I mean a convenience store.

And he asks the clerk for all her money …

I mean he demands a few packs of smokes.

Then he leaves, becoming a YouTube mini-sensation (viewed 14,674 times and linked to the video: "How to make a beer box hat"). The butt of 101 bad beer jokes ("Do you suppose he was Schlitz-faced?")

And a testimonial to the many uses of the empty 12-pack (packing knickknacks for moving day, transporting hot dishes to Thanksgiving dinner, robbing the third-shift clerk.)

You've heard of Lincoln's Bud Light Bandit? Skinny guy, about 5-foot-6, squarish blue head?

Nicotine fiend.

Nicotine. Not a crime of passion, or of greed. A crime of craving.

Here's a guy so desperate for a menthol, he walks into a Kwik Shop on Cornhusker Highway at 4:30 a.m. Monday and doesn't bother with the cash drawer. Instead, he goes straight for the Newports.

Ask anyone who's tried to give up cigarettes. Ask anyone who smokes and runs dry. It's not Miller time, it's desperation time.

You've scoured the ashtray for butts. The floormats for loose change. You've cursed the Nebraska cigarette tax.

Or perhaps if you're our robber, you've just polished off a dozen cans of Bud Light to work up the nerve.

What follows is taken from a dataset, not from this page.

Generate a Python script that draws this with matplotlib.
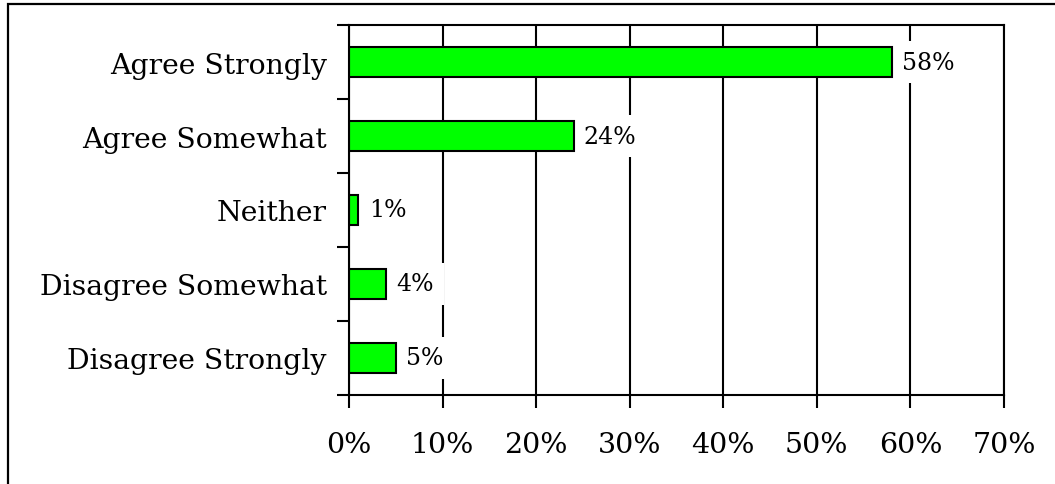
import matplotlib
matplotlib.use("Agg")
import matplotlib.pyplot as plt
from matplotlib.patches import Rectangle
import numpy as np

CATEGORIES = ["Agree Strongly", "Agree Somewhat", "Neither",
              "Disagree Somewhat", "Disagree Strongly"]
VALUES = [58, 24, 1, 4, 5]
XTICKS = [0, 10, 20, 30, 40, 50, 60, 70]

plt.rcParams["font.family"] = ["DejaVu Serif"]

fig = plt.figure(figsize=(10.55, 4.85), dpi=100)
ax = fig.add_axes([349 / 1055, 1 - 396 / 485, (1004 - 349) / 1055, (396 - 26) / 485])

# outer frame around the whole chart
fig.patches.append(Rectangle((8 / 1055, -0.02), 1.0, 1 - 5 / 485 + 0.02,
                             transform=fig.transFigure, fill=False,
                             edgecolor="black", linewidth=1.6))

y = np.arange(len(CATEGORIES))[::-1]
ax.barh(y, VALUES, height=0.4, color="#00ff00", edgecolor="black",
        linewidth=1.5, zorder=5)

for yi, v in zip(y, VALUES):
    ax.text(v + 1.1, yi, f"{v}%", va="center", ha="left", fontsize=17,
            zorder=4, bbox=dict(facecolor="white", edgecolor="none", pad=7))

ax.set_xlim(0, 70)
ax.set_ylim(-0.5, len(CATEGORIES) - 0.5)
ax.set_xticks(XTICKS)
ax.set_xticklabels([f"{t}%" for t in XTICKS], fontsize=20.5)
ax.set_yticks(y)
ax.set_yticklabels(CATEGORIES, fontsize=20.3)
ax.tick_params(axis="y", length=0, pad=16)
ax.set_yticks(np.arange(-0.5, len(CATEGORIES), 1.0), minor=True)
ax.tick_params(axis="y", which="minor", length=9, width=1.5, direction="out")
ax.tick_params(axis="x", length=9, width=1.5, direction="out", pad=17)
ax.grid(axis="x", color="black", linewidth=1.5, zorder=1)
ax.set_axisbelow(True)
for s in ax.spines.values():
    s.set_linewidth(1.5)
    s.set_color("black")
    s.set_zorder(6)

fig.savefig("out.png", dpi=100)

"Actually, as funny as the disguise may be, after a brief chuckle, we really grit our teeth at yet another robbery at this store," Lincoln Police Chief Tom Casady wrote on his blog last week.

And, according to the voice of local authority, the suspect may have struck this Kwik Shop before. (Monday's early morning robbery was the fourth since January, the second for the clerk on duty.)

The man who robbed the joint earlier this month also demanded Newports, Casady said Friday.

The chief was certain he'd be caught.

"The Beer Box Burglar who is addicted to Newports has an ex-wife or a girlfriend … or a former roommate he's stolen from."

And, thanks to the story catching the attention of The Associated Press, the eyes of a city - and a bemused nation - are upon him.

That's a good thing, Casady said.

Because as funny as Mr. Beer Box Head seems, he is a thief, and possibly an armed one at that.

Someone crazy enough to come in with a beer box on his head and rob a store in the middle of the night?

"That's a terrifying thing."

Bud Light Bandits aside, there have been plenty of bone-headed criminals in Lincoln who haven't made the national news, said Lincoln's keeper of Stupid Criminal Tricks.

Plenty who should have.

Cases the chief thought were Jay Leno worthy.

Like the man who cut the lock off his gas meter with a blow torch.

And the guy who ate a urinal cake to foil the Breathalyzer.

And the burglar who lost his pants - with his wallet inside.

"I thought that was pretty darn good," said Casady.

And, he admits, the video of the beer box nicotine-starved bandit is "pretty good" too. At least in the catch-a-crook sense of good. Investigators can study the robber's gait and get a good idea of his physical type.

They've even posted a "help" box on YouTube to accompany the surveillance video.

"The Kwik Shop at 44th/Cornhusker Hwy was robbed by a 'masked' man on Monday 5-25-09 at 4:41am. Check out his unique disguise and contact Crime Stoppers if you know who this Bandit is. Call 474-3600, report online at lnkcrimestoppers.com."

Proving that even police can deliver a punch line.